La plupart des gens qui sentent leur fin venir ont l'habitude de mettre quelque ordre dans leurs affaires. Comme leur vie doit être bientôt jugée, ils s'essaient à laisser derrière eux la moins mauvaise réputation possible, à réparer leurs fautes, parfois à les confesser. Les assemblées politiques, irresponsables par nature, n'ont généralement ni cet amour propre, ni cette franchise. Elles ignorent ces soucis et ne lèguent guère aux assemblées qui les remplacent que l'exemple de leurs fautes. Cela a été chez nous un même recommencement depuis un siècle, une même lutte contre la liberté économique. Si la procédure politique a subi de grands changements, le fond de l'esprit parlementaire est demeuré tel et nous a ramenés tranquillement à l'ancien régime. Une assemblée, l'Assemblée nationale, élue à la suite des terribles revers de 1870, instruite par le malheur, n'en a pas moins voté, in extremis, de grands travaux, prélude des entreprises gigantesques dont l'exécution est venue, plus tard, nous aider à rétablir, comme on le sait les finances de la France.

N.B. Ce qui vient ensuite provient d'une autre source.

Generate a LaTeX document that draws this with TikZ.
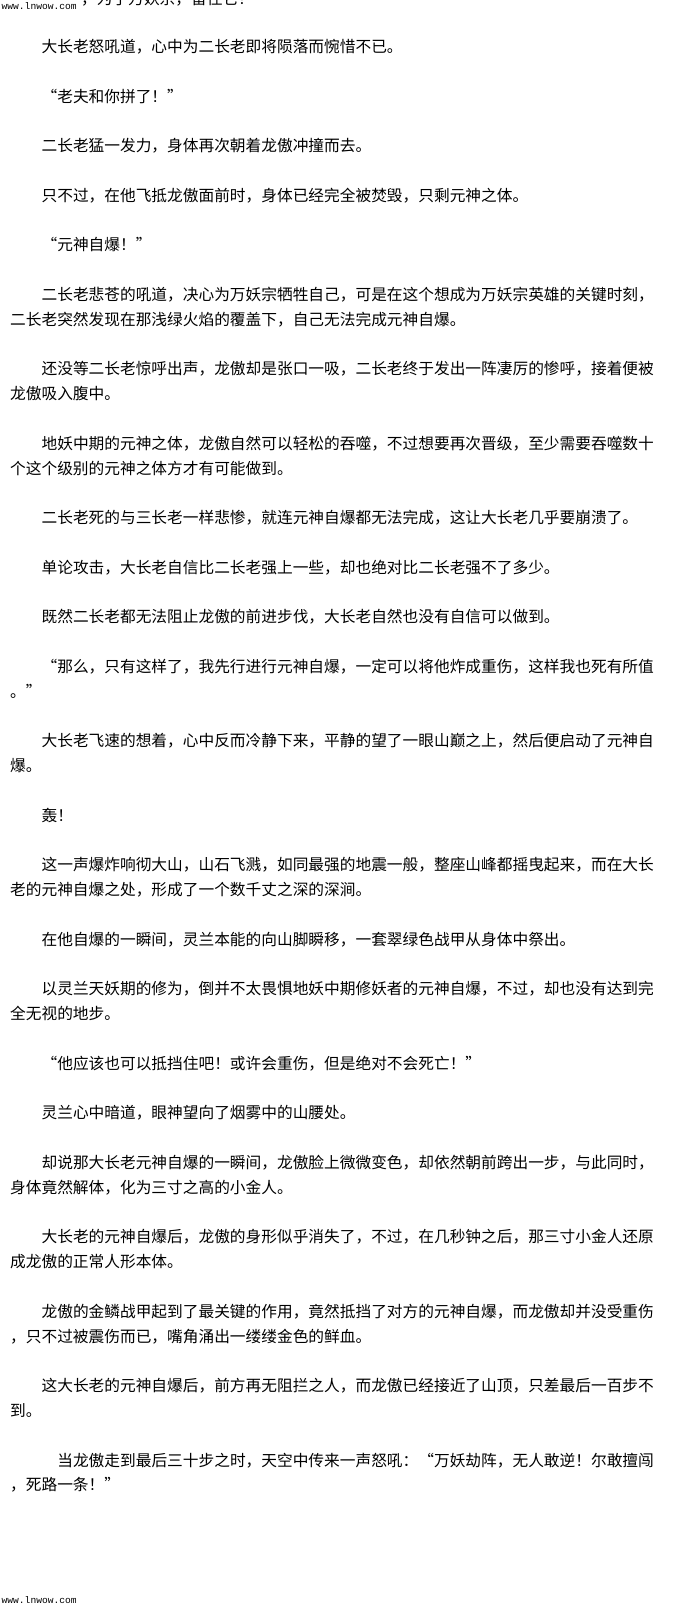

La Chambre qui s'en va n'a pas, autant qu'on s'est plu à le dire, profité de l'exemple de ses devancières. Elle a eu quelquefois, il est vrai, des vertus d'eunuque. Elle a moins gaspillé sous la pression de l'inéluctable nécessité. Mais comme elle a su tirer parti des bonnes fortunes que lui envoyait le hasard! Dès qu'un petit excédent de recettes se manifestait dans les rentrées d'impôts, les joueurs de flûte attaquaient le chant de gloire, et sur quel mode! L'inquiétude électorale nous a valu toutes ces belles chansons, car si les assemblées passent, leur personnel reste et tient à rester. N'a-t-il pas des motifs puissants pour garder le pouvoir? Considérez les protectionnistes. Ni les émotions politiques de cette dernière année parlementaire, ni la victoire complète, ni les attractions du Champ de Mars, n'ont pu calmer leur ardeur. Ils se précipitaient encore dernièrement sur les viandes fraiches importées de l'étranger, avec un acharnement de néophytes. Et pourtant ils sont les maîtres. Le phylloxera en leur livrant le midi leur a livré toute la France. Nos docteurs politiques ont prononcé la France est protectionniste.